Похоже, в том, что касалось гольфа, победил отец.
Нельзя сказать, что ему хотелось жить так, как ожидали от него его собственные родители, и взять на себя управление их фермой, находящейся в приличном состоянии. Когда отец и мать покинули каждый свои родные места и приобрели этот участок в конце дороги у незнакомого городка, чтобы разводить чернобурок, а потом норок, они наверняка собирались разбогатеть. В детстве мой отец гораздо больше любил ставить капканы на пушного зверя, чем помогать на ферме или ходить в школу. Кроме того, капканы приносили больше денег. Вот у отца и зародилась идея, которая, как он полагал, будет кормить его всю жизнь. Он вложил в дело все свои сбережения, а мать — все, что ей удалось скопить с учительского жалованья. Он сам построил клетки и сараи для зверей, затянув их сеткой, за которой, как за тюремной решеткой, должна была протекать их жизнь. Участок — двенадцать акров — был как раз подходящего размера, с лугом, где можно было косить сено и где хватало места под пастбище для нашей собственной коровы и старых лошадей, ожидающих, когда их скормят лисам. Луг спускался к реке, и еще на нем росли двенадцать старых вязов, дающих тень.

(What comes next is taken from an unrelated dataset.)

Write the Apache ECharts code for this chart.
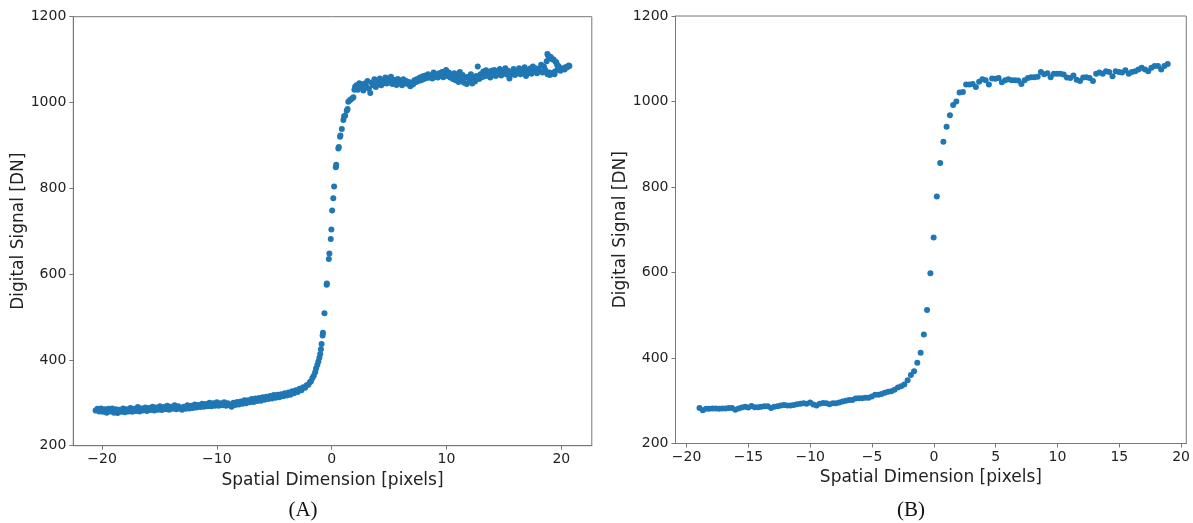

Теперь я понимаю, что в те дни на ферме все время кого-нибудь забивали. Старых лошадей нужно было превращать в мясо, а поголовье пушных зверей сокращать по осени, оставляя лишь на развод. Но я к этому привыкла и научилась не замечать, создавая в уме облагороженную картину окружающей жизни, достойную «Ани из Зеленых Мезонинов» или «Пэт из Сильвер-Буш» [14] — моих любимых книг. Мне помогали вязы, что росли на лугу, и сверкающая река, и ручей, что неожиданным сюрпризом вытекал из откоса над лугом: он поил и обреченных лошадей, и корову, и меня (я специально приносила с собой жестяную кружку). На лугу всегда валялся свежий навоз, но я не обращала на него внимания (как, должно быть, поступала и Аня в Зеленых Мезонинах).